O Instituto de Pesquisa Econômica Aplicada (Ipea) identificou que apenas um quarto das pessoas trans no Brasil possui emprego com carteira assinada. O dado, que equivale a 25% dessa população, é quase sete pontos percentuais inferior à média nacional. As informações constam no Boletim Mercado de Trabalho nº 80, elaborado pelos pesquisadores Filipe Matheus Silva Cavalcanti, Felipe Vella Pateo e Alberto Luis Araújo Silva Filho, da Diretoria de Estudos e Políticas Sociais (Disoc/Ipea).
A publicação se destaca por adotar uma metodologia inédita de identificação da população trans em registros oficiais, a partir do cruzamento entre o Cadastro de Pessoas Físicas (CPF) e a Relação Anual de Informações Sociais (Rais). Até então, essas bases não incluíam informações sobre identidade de gênero. A partir desse método, foi possível reconhecer 38,7 mil pessoas trans entre 14 e 64 anos. Desse total, 47,6% retificou o nome e o gênero entre 2023 e 2025, enquanto 45,8% possuem nome social registrado.
Para os autores do estudo, “a ausência de dados sobre identidade de gênero é um dos maiores obstáculos para entender e enfrentar as desigualdades vividas por pessoas trans”. A maior concentração dessa população está entre jovens de 18 a 30 anos (59,8%), sobretudo nas regiões Sudeste (51,1%) e Sul (15,9%). Norte e Nordeste aparecem com menor representatividade.

Desafios
Entre os principais achados, o estudo aponta que as desigualdades são mais acentuadas para mulheres trans. Nesse grupo, a taxa de ocupação formal é de apenas 20,7%, enquanto entre homens trans o índice chega a 31,1%. Mesmo em regiões economicamente mais desenvolvidas, como o Sul e o Sudeste, o acesso e a permanência no mercado de trabalho seguem restritos.
O levantamento também revela que, em média, pessoas trans recebem R$ 2.707 por mês. O valor é 32% menor que o da população geral, cuja média é de R$ 3.987. A diferença persiste mesmo entre profissionais com ensino superior. Nesse caso, o rendimento é 27,6% inferior ao de pessoas não trans com a mesma escolaridade.
A maior parte das pessoas trans com vínculo formal está concentrada nos setores de comércio, serviços administrativos, alojamento e alimentação, que oferecem baixa remuneração e pouca estabilidade. O serviço público, por sua vez, abriga apenas 5,5% dessa população, proporção que equivale à metade da observada entre trabalhadores em geral.

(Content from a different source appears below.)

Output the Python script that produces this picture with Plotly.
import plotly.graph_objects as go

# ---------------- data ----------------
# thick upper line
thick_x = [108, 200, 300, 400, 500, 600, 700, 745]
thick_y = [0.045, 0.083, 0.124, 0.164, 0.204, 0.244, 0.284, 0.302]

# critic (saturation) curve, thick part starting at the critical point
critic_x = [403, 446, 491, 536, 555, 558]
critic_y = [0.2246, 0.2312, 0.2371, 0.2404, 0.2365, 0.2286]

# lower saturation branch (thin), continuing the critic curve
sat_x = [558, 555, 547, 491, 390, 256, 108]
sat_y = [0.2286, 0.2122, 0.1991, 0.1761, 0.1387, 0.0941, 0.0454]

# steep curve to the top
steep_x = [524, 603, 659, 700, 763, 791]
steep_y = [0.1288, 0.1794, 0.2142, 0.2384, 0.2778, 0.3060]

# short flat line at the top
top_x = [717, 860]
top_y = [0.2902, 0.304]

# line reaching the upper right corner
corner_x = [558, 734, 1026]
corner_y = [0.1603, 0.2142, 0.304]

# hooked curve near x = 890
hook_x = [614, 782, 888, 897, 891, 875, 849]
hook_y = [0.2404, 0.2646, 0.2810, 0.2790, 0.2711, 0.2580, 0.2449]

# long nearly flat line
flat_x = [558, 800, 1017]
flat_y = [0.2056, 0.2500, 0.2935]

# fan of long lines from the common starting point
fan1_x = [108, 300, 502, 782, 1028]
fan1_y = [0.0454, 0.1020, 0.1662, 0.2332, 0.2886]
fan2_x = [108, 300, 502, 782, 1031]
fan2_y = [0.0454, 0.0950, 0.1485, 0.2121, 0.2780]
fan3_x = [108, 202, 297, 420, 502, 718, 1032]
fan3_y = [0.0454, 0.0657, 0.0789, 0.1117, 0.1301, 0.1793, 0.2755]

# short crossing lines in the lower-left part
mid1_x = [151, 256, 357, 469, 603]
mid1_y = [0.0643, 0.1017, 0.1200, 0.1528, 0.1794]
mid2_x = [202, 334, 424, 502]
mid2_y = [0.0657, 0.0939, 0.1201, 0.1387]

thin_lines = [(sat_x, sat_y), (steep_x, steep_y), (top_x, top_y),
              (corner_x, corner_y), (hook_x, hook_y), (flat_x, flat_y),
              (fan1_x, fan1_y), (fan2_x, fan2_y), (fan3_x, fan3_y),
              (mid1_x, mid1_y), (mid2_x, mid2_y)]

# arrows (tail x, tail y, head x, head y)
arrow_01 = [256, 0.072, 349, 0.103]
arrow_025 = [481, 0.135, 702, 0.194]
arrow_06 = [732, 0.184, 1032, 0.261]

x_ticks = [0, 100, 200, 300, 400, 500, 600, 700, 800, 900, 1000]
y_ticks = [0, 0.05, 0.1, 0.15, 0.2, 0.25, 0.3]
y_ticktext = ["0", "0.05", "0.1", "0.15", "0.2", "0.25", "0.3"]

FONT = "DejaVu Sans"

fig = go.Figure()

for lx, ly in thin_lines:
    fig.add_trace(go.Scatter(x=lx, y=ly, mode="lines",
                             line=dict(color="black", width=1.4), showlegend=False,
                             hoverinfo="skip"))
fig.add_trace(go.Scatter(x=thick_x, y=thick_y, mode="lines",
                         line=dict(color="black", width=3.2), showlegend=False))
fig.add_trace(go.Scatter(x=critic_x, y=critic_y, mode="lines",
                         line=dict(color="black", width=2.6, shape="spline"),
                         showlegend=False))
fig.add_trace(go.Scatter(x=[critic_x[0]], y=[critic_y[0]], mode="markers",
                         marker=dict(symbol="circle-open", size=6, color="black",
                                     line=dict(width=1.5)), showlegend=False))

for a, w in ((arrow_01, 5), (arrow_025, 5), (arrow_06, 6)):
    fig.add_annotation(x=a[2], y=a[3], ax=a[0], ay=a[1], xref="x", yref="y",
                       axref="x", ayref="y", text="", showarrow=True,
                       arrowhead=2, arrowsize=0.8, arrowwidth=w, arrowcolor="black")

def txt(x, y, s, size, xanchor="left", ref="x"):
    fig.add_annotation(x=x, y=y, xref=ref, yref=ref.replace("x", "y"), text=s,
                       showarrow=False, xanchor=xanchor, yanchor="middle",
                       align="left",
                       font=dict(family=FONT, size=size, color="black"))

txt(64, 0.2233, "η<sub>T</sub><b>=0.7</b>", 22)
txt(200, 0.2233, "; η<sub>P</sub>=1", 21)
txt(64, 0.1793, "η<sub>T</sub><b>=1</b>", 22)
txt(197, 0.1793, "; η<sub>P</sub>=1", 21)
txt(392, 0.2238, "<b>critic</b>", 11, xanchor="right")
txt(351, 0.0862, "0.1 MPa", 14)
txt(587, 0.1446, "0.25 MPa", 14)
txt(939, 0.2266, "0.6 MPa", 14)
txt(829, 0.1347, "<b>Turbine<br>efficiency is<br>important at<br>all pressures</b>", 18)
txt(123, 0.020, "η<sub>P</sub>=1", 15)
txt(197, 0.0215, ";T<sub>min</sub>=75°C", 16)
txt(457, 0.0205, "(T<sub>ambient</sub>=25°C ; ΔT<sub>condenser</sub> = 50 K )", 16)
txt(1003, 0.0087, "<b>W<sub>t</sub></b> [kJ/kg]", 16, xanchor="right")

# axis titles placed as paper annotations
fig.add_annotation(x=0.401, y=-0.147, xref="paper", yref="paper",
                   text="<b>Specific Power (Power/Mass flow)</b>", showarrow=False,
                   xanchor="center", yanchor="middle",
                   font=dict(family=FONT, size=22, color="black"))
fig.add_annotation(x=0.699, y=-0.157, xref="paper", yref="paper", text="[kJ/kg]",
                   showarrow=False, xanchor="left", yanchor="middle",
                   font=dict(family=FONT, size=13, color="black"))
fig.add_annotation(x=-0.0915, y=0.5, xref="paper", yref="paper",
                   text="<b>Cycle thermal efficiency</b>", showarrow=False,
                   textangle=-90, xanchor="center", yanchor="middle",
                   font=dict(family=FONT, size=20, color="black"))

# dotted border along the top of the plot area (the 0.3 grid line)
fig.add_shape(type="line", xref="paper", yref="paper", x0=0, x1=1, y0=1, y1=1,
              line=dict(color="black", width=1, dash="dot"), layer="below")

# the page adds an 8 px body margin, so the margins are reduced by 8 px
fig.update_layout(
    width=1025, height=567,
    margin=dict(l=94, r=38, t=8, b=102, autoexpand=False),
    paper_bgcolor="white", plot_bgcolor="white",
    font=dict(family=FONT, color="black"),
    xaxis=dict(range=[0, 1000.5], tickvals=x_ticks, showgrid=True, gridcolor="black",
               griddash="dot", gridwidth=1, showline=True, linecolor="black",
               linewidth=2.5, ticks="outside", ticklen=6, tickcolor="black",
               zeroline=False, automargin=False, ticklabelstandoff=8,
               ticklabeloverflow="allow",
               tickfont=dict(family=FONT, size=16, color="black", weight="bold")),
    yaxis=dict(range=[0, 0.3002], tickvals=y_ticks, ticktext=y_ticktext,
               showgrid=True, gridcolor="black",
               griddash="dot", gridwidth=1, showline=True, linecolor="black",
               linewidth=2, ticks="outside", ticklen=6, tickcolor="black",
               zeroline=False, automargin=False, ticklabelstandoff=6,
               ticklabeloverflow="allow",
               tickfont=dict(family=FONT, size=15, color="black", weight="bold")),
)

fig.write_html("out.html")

As desigualdades são ainda mais evidentes quando analisadas sob o recorte racial. Pessoas trans negras, pardas e indígenas têm rendimentos menores que os de pessoas trans brancas e também inferiores aos de pessoas não trans da mesma cor. Uma pessoa trans preta, por exemplo, ganha em média 80% do salário de uma pessoa trans branca e 26% a menos que uma pessoa preta da população geral.
Pesquisa
Os pesquisadores observam, entretanto, que o retrato ainda não é completo. A metodologia contempla apenas quem conseguiu retificar nome e gênero nos documentos, processo que ainda enfrenta entraves e custos elevados. Conforme dados da Associação Nacional de Travestis e Transexuais (Antra), mais de 60% das pessoas trans no Brasil ainda não finalizaram o processo de retificação de nome e gênero nos documentos oficiais.

O Ipea defende que o desafio agora é transformar os dados em ação concreta. Entre as propostas, está a ampliação das bases de informação para contemplar outras formas de trabalho, como o microempreendedorismo individual (MEI) e o trabalho doméstico, além de estudos específicos sobre os efeitos da discriminação no desenvolvimento profissional.
“A visibilidade é o primeiro passo. Só é possível combater a desigualdade quando o Estado reconhece e enxerga quem está sendo deixado para trás”, comentam os pesquisadores.